▸ Aim: Return the whole listing, line for line, without the pictures in it.

[Charts and diagrams as code]
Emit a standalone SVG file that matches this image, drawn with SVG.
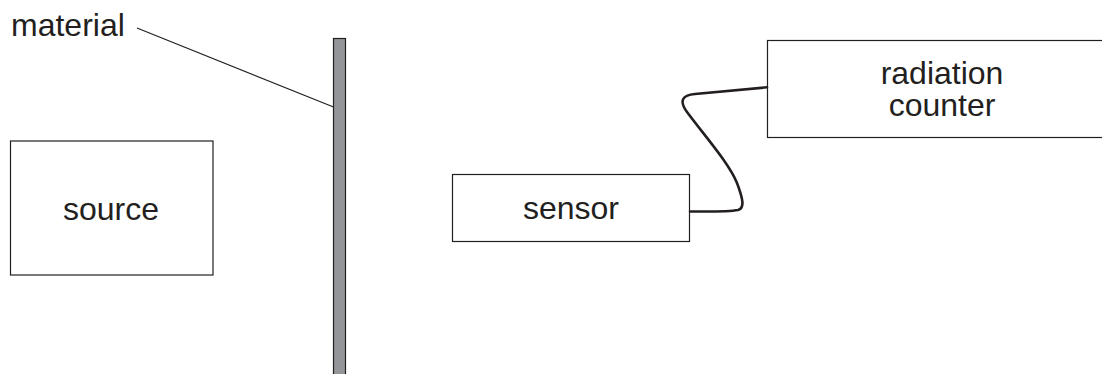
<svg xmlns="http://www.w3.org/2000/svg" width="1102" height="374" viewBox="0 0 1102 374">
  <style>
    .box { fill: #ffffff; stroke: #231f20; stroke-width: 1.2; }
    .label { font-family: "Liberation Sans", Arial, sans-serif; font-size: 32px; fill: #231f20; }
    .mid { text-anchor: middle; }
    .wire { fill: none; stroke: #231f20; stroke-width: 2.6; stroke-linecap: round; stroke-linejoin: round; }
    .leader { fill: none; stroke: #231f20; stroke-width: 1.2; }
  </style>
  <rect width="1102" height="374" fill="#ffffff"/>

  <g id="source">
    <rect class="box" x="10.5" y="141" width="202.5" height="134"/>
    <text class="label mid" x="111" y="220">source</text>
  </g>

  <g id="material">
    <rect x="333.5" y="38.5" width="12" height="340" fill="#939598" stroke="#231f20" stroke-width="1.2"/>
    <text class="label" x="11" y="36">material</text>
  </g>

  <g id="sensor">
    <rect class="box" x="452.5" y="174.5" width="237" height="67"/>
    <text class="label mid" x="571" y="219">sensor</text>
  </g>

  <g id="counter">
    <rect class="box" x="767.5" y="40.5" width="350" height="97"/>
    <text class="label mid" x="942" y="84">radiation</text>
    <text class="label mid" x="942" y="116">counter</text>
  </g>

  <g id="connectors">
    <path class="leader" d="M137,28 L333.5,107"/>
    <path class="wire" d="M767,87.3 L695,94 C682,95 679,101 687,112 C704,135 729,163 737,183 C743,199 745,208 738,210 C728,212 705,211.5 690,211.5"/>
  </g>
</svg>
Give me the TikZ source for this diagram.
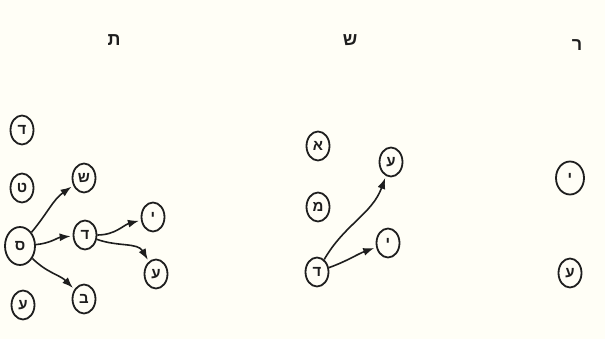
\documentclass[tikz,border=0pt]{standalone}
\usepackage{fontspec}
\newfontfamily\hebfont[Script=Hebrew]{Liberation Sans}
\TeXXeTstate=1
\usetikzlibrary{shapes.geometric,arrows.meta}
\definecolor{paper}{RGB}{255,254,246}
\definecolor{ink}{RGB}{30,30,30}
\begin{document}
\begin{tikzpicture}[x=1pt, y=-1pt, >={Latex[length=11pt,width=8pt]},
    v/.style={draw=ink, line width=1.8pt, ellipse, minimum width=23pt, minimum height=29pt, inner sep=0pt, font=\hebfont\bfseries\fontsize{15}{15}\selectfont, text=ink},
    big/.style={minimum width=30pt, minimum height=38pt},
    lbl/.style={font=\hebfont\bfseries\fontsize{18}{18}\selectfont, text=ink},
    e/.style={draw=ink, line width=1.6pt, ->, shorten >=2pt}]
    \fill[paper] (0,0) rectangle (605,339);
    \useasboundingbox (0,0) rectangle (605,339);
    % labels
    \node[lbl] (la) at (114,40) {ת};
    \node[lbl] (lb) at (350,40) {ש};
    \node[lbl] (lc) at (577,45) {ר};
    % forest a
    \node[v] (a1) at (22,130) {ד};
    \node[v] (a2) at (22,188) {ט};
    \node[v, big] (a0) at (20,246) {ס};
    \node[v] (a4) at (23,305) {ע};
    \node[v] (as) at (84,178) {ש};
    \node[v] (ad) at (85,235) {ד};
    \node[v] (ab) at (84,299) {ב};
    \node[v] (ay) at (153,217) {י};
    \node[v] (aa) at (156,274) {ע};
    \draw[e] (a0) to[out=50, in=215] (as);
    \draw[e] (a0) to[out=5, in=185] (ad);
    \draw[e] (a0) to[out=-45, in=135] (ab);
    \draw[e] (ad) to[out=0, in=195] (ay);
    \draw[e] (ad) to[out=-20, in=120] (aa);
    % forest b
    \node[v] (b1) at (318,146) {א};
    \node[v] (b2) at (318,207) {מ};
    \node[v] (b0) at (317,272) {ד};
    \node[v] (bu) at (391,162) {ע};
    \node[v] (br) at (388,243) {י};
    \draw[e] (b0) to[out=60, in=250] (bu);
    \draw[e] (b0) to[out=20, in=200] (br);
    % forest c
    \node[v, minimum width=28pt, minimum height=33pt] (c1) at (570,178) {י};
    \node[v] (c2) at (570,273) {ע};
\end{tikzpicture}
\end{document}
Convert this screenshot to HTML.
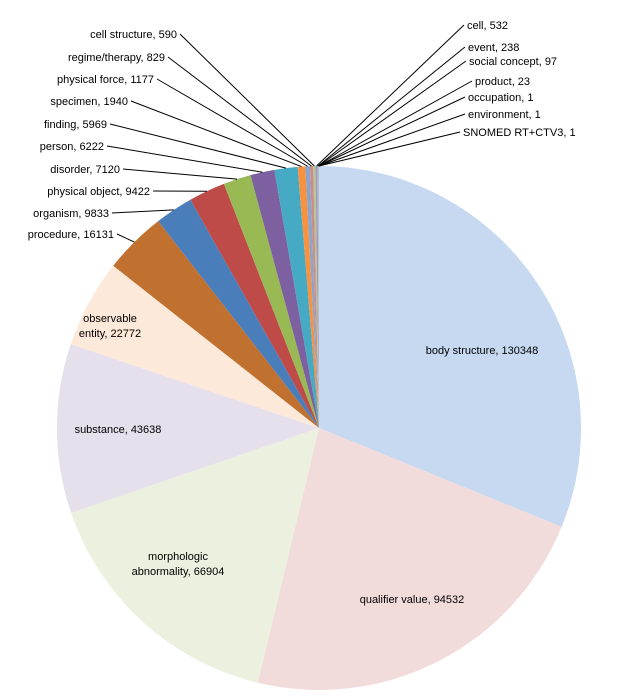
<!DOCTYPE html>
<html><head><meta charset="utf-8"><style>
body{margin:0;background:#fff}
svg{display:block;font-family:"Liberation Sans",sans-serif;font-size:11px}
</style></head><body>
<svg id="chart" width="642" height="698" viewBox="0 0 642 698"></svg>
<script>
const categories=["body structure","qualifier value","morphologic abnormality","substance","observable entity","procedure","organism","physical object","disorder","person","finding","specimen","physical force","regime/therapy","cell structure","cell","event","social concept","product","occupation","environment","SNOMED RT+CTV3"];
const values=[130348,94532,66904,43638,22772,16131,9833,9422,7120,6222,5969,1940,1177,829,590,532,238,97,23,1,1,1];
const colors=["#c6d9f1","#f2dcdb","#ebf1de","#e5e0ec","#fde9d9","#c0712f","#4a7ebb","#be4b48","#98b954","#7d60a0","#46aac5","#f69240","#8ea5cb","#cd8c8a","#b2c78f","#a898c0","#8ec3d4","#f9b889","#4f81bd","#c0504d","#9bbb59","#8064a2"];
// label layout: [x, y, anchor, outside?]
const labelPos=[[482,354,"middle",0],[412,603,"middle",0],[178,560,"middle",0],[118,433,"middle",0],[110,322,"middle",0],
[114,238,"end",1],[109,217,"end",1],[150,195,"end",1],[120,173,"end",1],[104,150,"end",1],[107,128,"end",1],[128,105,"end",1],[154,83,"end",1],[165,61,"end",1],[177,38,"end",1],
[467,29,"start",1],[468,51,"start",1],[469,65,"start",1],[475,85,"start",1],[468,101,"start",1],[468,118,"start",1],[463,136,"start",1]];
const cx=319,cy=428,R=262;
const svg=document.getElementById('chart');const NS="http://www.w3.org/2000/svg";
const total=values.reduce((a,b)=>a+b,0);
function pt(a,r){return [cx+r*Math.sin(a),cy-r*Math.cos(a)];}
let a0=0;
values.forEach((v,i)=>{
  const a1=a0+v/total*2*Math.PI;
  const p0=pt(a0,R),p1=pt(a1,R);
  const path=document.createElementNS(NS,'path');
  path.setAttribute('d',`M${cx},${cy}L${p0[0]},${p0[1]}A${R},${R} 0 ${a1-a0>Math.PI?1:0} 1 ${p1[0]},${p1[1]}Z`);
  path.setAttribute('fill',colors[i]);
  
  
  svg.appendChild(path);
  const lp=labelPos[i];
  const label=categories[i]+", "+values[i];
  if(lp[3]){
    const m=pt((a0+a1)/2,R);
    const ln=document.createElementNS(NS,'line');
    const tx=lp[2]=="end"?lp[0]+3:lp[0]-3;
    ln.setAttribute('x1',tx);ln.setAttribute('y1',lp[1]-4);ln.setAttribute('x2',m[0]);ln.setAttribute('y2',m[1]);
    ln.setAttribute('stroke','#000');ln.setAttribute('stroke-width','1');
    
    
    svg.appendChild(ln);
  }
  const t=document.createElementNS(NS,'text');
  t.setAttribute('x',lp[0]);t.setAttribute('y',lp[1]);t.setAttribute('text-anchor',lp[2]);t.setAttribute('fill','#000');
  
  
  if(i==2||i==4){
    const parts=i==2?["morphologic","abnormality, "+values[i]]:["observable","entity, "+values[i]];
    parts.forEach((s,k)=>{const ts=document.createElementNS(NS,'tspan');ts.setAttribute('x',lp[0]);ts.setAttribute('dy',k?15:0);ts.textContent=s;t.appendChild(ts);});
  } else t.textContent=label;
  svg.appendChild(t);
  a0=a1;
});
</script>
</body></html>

▸ Exercise output:
Emit a standalone SVG file that matches this image, drawn with SVG.
<svg xmlns="http://www.w3.org/2000/svg" width="1102" height="374" viewBox="0 0 1102 374">
  <style>
    .box { fill: #ffffff; stroke: #231f20; stroke-width: 1.2; }
    .label { font-family: "Liberation Sans", Arial, sans-serif; font-size: 32px; fill: #231f20; }
    .mid { text-anchor: middle; }
    .wire { fill: none; stroke: #231f20; stroke-width: 2.6; stroke-linecap: round; stroke-linejoin: round; }
    .leader { fill: none; stroke: #231f20; stroke-width: 1.2; }
  </style>
  <rect width="1102" height="374" fill="#ffffff"/>

  <g id="source">
    <rect class="box" x="10.5" y="141" width="202.5" height="134"/>
    <text class="label mid" x="111" y="220">source</text>
  </g>

  <g id="material">
    <rect x="333.5" y="38.5" width="12" height="340" fill="#939598" stroke="#231f20" stroke-width="1.2"/>
    <text class="label" x="11" y="36">material</text>
  </g>

  <g id="sensor">
    <rect class="box" x="452.5" y="174.5" width="237" height="67"/>
    <text class="label mid" x="571" y="219">sensor</text>
  </g>

  <g id="counter">
    <rect class="box" x="767.5" y="40.5" width="350" height="97"/>
    <text class="label mid" x="942" y="84">radiation</text>
    <text class="label mid" x="942" y="116">counter</text>
  </g>

  <g id="connectors">
    <path class="leader" d="M137,28 L333.5,107"/>
    <path class="wire" d="M767,87.3 L695,94 C682,95 679,101 687,112 C704,135 729,163 737,183 C743,199 745,208 738,210 C728,212 705,211.5 690,211.5"/>
  </g>
</svg>
Give me the TikZ source for this diagram.
\documentclass[tikz,border=0pt]{standalone}
\usepackage{fontspec}
\newfontfamily\hebfont[Script=Hebrew]{Liberation Sans}
\TeXXeTstate=1
\usetikzlibrary{shapes.geometric,arrows.meta}
\definecolor{paper}{RGB}{255,254,246}
\definecolor{ink}{RGB}{30,30,30}
\begin{document}
\begin{tikzpicture}[x=1pt, y=-1pt, >={Latex[length=11pt,width=8pt]},
    v/.style={draw=ink, line width=1.8pt, ellipse, minimum width=23pt, minimum height=29pt, inner sep=0pt, font=\hebfont\bfseries\fontsize{15}{15}\selectfont, text=ink},
    big/.style={minimum width=30pt, minimum height=38pt},
    lbl/.style={font=\hebfont\bfseries\fontsize{18}{18}\selectfont, text=ink},
    e/.style={draw=ink, line width=1.6pt, ->, shorten >=2pt}]
    \fill[paper] (0,0) rectangle (605,339);
    \useasboundingbox (0,0) rectangle (605,339);
    % labels
    \node[lbl] (la) at (114,40) {ת};
    \node[lbl] (lb) at (350,40) {ש};
    \node[lbl] (lc) at (577,45) {ר};
    % forest a
    \node[v] (a1) at (22,130) {ד};
    \node[v] (a2) at (22,188) {ט};
    \node[v, big] (a0) at (20,246) {ס};
    \node[v] (a4) at (23,305) {ע};
    \node[v] (as) at (84,178) {ש};
    \node[v] (ad) at (85,235) {ד};
    \node[v] (ab) at (84,299) {ב};
    \node[v] (ay) at (153,217) {י};
    \node[v] (aa) at (156,274) {ע};
    \draw[e] (a0) to[out=50, in=215] (as);
    \draw[e] (a0) to[out=5, in=185] (ad);
    \draw[e] (a0) to[out=-45, in=135] (ab);
    \draw[e] (ad) to[out=0, in=195] (ay);
    \draw[e] (ad) to[out=-20, in=120] (aa);
    % forest b
    \node[v] (b1) at (318,146) {א};
    \node[v] (b2) at (318,207) {מ};
    \node[v] (b0) at (317,272) {ד};
    \node[v] (bu) at (391,162) {ע};
    \node[v] (br) at (388,243) {י};
    \draw[e] (b0) to[out=60, in=250] (bu);
    \draw[e] (b0) to[out=20, in=200] (br);
    % forest c
    \node[v, minimum width=28pt, minimum height=33pt] (c1) at (570,178) {י};
    \node[v] (c2) at (570,273) {ע};
\end{tikzpicture}
\end{document}
Convert this screenshot to HTML.
<!DOCTYPE html>
<html><head><meta charset="utf-8"><style>
body{margin:0;background:#fff}
svg{display:block;font-family:"Liberation Sans",sans-serif;font-size:11px}
</style></head><body>
<svg id="chart" width="642" height="698" viewBox="0 0 642 698"></svg>
<script>
const categories=["body structure","qualifier value","morphologic abnormality","substance","observable entity","procedure","organism","physical object","disorder","person","finding","specimen","physical force","regime/therapy","cell structure","cell","event","social concept","product","occupation","environment","SNOMED RT+CTV3"];
const values=[130348,94532,66904,43638,22772,16131,9833,9422,7120,6222,5969,1940,1177,829,590,532,238,97,23,1,1,1];
const colors=["#c6d9f1","#f2dcdb","#ebf1de","#e5e0ec","#fde9d9","#c0712f","#4a7ebb","#be4b48","#98b954","#7d60a0","#46aac5","#f69240","#8ea5cb","#cd8c8a","#b2c78f","#a898c0","#8ec3d4","#f9b889","#4f81bd","#c0504d","#9bbb59","#8064a2"];
// label layout: [x, y, anchor, outside?]
const labelPos=[[482,354,"middle",0],[412,603,"middle",0],[178,560,"middle",0],[118,433,"middle",0],[110,322,"middle",0],
[114,238,"end",1],[109,217,"end",1],[150,195,"end",1],[120,173,"end",1],[104,150,"end",1],[107,128,"end",1],[128,105,"end",1],[154,83,"end",1],[165,61,"end",1],[177,38,"end",1],
[467,29,"start",1],[468,51,"start",1],[469,65,"start",1],[475,85,"start",1],[468,101,"start",1],[468,118,"start",1],[463,136,"start",1]];
const cx=319,cy=428,R=262;
const svg=document.getElementById('chart');const NS="http://www.w3.org/2000/svg";
const total=values.reduce((a,b)=>a+b,0);
function pt(a,r){return [cx+r*Math.sin(a),cy-r*Math.cos(a)];}
let a0=0;
values.forEach((v,i)=>{
  const a1=a0+v/total*2*Math.PI;
  const p0=pt(a0,R),p1=pt(a1,R);
  const path=document.createElementNS(NS,'path');
  path.setAttribute('d',`M${cx},${cy}L${p0[0]},${p0[1]}A${R},${R} 0 ${a1-a0>Math.PI?1:0} 1 ${p1[0]},${p1[1]}Z`);
  path.setAttribute('fill',colors[i]);
  
  
  svg.appendChild(path);
  const lp=labelPos[i];
  const label=categories[i]+", "+values[i];
  if(lp[3]){
    const m=pt((a0+a1)/2,R);
    const ln=document.createElementNS(NS,'line');
    const tx=lp[2]=="end"?lp[0]+3:lp[0]-3;
    ln.setAttribute('x1',tx);ln.setAttribute('y1',lp[1]-4);ln.setAttribute('x2',m[0]);ln.setAttribute('y2',m[1]);
    ln.setAttribute('stroke','#000');ln.setAttribute('stroke-width','1');
    
    
    svg.appendChild(ln);
  }
  const t=document.createElementNS(NS,'text');
  t.setAttribute('x',lp[0]);t.setAttribute('y',lp[1]);t.setAttribute('text-anchor',lp[2]);t.setAttribute('fill','#000');
  
  
  if(i==2||i==4){
    const parts=i==2?["morphologic","abnormality, "+values[i]]:["observable","entity, "+values[i]];
    parts.forEach((s,k)=>{const ts=document.createElementNS(NS,'tspan');ts.setAttribute('x',lp[0]);ts.setAttribute('dy',k?15:0);ts.textContent=s;t.appendChild(ts);});
  } else t.textContent=label;
  svg.appendChild(t);
  a0=a1;
});
</script>
</body></html>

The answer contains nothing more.